Task directions: Take the lines of the data below from the very first through the line containing "import * as" and output them exactly, pictures excluded.

Information shown:
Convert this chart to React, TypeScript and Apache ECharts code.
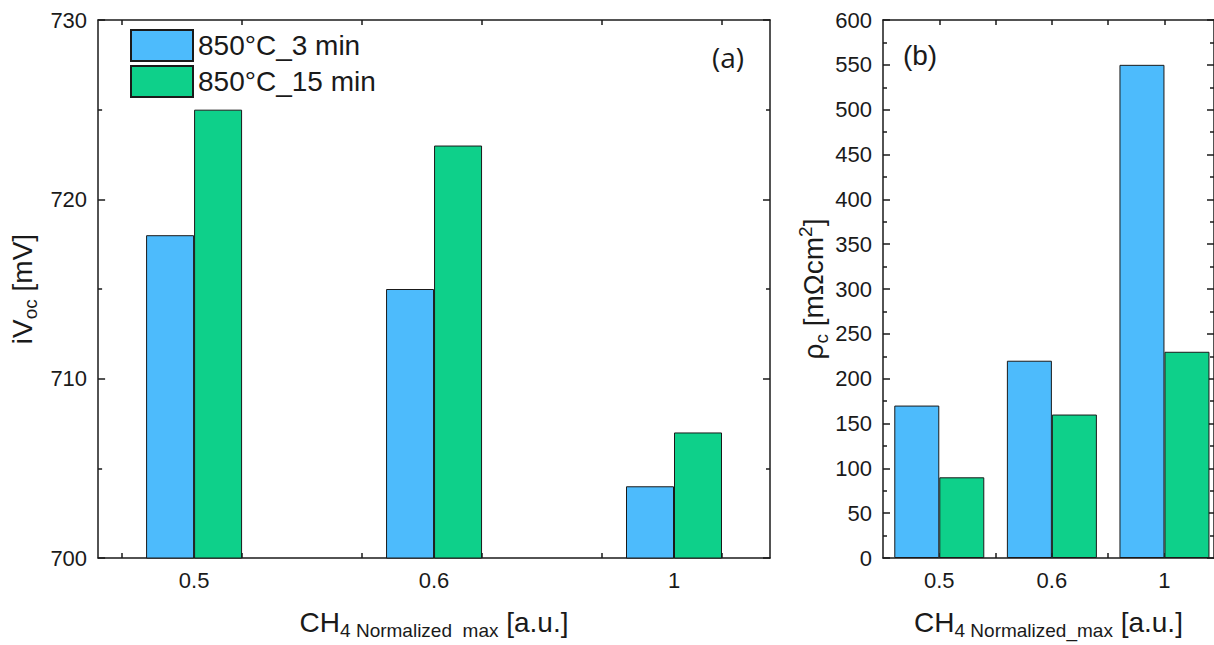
import React, { useEffect, useRef } from "react";
import * as echarts from "echarts";

// ---- data ----
const categories = ["0.5", "0.6", "1"];
const categoryPositions = [1, 2, 3];
const seriesNames = ["850°C_3 min", "850°C_15 min"];
const ivoc3min = [718, 715, 704];
const ivoc15min = [725, 723, 707];
const rho3min = [170, 220, 550];
const rho15min = [90, 160, 230];
const leftXTicks = [0.7, 1.2, 1.7, 2.2, 2.7, 3.2];
const rightXTicks = [1, 1.5, 2, 2.5, 3];

const BLUE = "#4DBBFC";
const GREEN = "#0ED08A";
const INK = "#1a1a1a";
const FONT = "'Liberation Sans', Arial, sans-serif";

const pair = (vals: number[]) => vals.map((v, i) => [categoryPositions[i], v]);

const rich = {
  m: { fontSize: 28, fontFamily: FONT, color: INK },
  s: { fontSize: 19, fontFamily: FONT, color: INK, padding: [16, 0, 0, 0], verticalAlign: "bottom" },
  p: { fontSize: 19, fontFamily: FONT, color: INK, padding: [0, 0, 14, 0], verticalAlign: "top" },
};

function xAxis(gridIndex: number, pos: "bottom" | "top", min: number, max: number, ticks: number[], name: string) {
  const bottom = pos === "bottom";
  return {
    type: "value",
    gridIndex,
    position: pos,
    min,
    max,
    splitLine: { show: false },
    axisLine: { show: true, onZero: false, lineStyle: { color: INK, width: 1.5 } },
    axisTick: { show: true, inside: true, length: 5, customValues: ticks, lineStyle: { color: INK, width: 1.5 } },
    axisLabel: {
      show: bottom,
      customValues: categoryPositions,
      formatter: (v: number) => categories[categoryPositions.indexOf(Math.round(v))] ?? "",
      fontSize: 22,
      fontFamily: FONT,
      color: INK,
      margin: 11,
    },
    name: bottom ? name : "",
    nameLocation: "middle",
    nameGap: 47,
    nameTextStyle: { rich },
  };
}

function yAxis(gridIndex: number, pos: "left" | "right", min: number, max: number, interval: number, name: string, gap: number) {
  const left = pos === "left";
  return {
    type: "value",
    gridIndex,
    position: pos,
    min,
    max,
    interval,
    splitLine: { show: false },
    axisLine: { show: true, onZero: false, lineStyle: { color: INK, width: 1.5 } },
    axisTick: { show: true, inside: true, length: 7, lineStyle: { color: INK, width: 1.5 } },
    minorTick: { show: true, splitNumber: 2, length: 4, lineStyle: { color: INK, width: 1.5 } },
    axisLabel: { show: left, fontSize: 22, fontFamily: FONT, color: INK, margin: 11 },
    name: left ? name : "",
    nameLocation: "middle",
    nameGap: gap,
    nameTextStyle: { rich },
  };
}

export default function App() {
  const ref = useRef<HTMLDivElement>(null);
  useEffect(() => {
    document.body.style.overflow = "hidden";
    const chart = echarts.init(ref.current!, undefined, { renderer: "svg" });
    const barStyle = (c: string) => ({ color: c, borderColor: INK, borderWidth: 1 });
    chart.setOption({
      animation: false,
      backgroundColor: "#ffffff",
      textStyle: { fontFamily: FONT },
      grid: [
        { left: 98, top: 20, width: 672, height: 543 },
        { left: 883, top: 20, width: 333, height: 543 },
      ],
      xAxis: [
        xAxis(0, "bottom", 0.6, 3.4, leftXTicks, "{m|CH}{s|4 Normalized  max}{m| [a.u.]}"),
        xAxis(0, "top", 0.6, 3.4, leftXTicks, ""),
        xAxis(1, "bottom", 0.5, 3.44, rightXTicks, "{m|CH}{s|4 Normalized_max}{m| [a.u.]}"),
        xAxis(1, "top", 0.5, 3.44, rightXTicks, ""),
      ],
      yAxis: [
        yAxis(0, "left", 700, 730, 10, "{m|iV}{s|oc}{m| [mV]}", 57),
        yAxis(0, "right", 700, 730, 10, "", 0),
        yAxis(1, "left", 0, 600, 50, "{m|ρ}{s|c}{m| [mΩcm}{p|2}{m|]}", 52),
        yAxis(1, "right", 0, 600, 50, "", 0),
      ],
      legend: {
        left: 130,
        top: 29,
        padding: 0,
        orient: "vertical",
        itemWidth: 62,
        itemHeight: 31,
        itemGap: 3,
        icon: "rect",
        data: seriesNames,
        textStyle: { fontSize: 28, fontFamily: FONT, color: INK },
      },
      graphic: [
        { type: "text", x: 728, y: 57, style: { text: "(a)", fontSize: 28, fontFamily: "'Open Sans', sans-serif", fill: INK, align: "center", verticalAlign: "middle" } },
        { type: "text", x: 920, y: 55, style: { text: "(b)", fontSize: 28, fontFamily: FONT, fill: INK, align: "center", verticalAlign: "middle" } },
      ],
      series: [
        { type: "bar", name: seriesNames[0], xAxisIndex: 0, yAxisIndex: 0, data: pair(ivoc3min), barWidth: 48, barGap: "0%", itemStyle: barStyle(BLUE) },
        { type: "bar", name: seriesNames[1], xAxisIndex: 0, yAxisIndex: 0, data: pair(ivoc15min), barWidth: 48, barGap: "0%", itemStyle: barStyle(GREEN) },
        { type: "bar", name: seriesNames[0], xAxisIndex: 2, yAxisIndex: 2, data: pair(rho3min), barWidth: 45, barGap: "0%", itemStyle: barStyle(BLUE) },
        { type: "bar", name: seriesNames[1], xAxisIndex: 2, yAxisIndex: 2, data: pair(rho15min), barWidth: 45, barGap: "0%", itemStyle: barStyle(GREEN) },
      ],
    });
    return () => chart.dispose();
  }, []);
  return <div ref={ref} style={{ position: "fixed", left: 0, top: 0, width: 1214, height: 645, background: "#fff" }} />;
}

Expected answer:
Convert this chart to React, TypeScript and Apache ECharts code.
import React, { useEffect, useRef } from "react";
import * as echarts from "echarts";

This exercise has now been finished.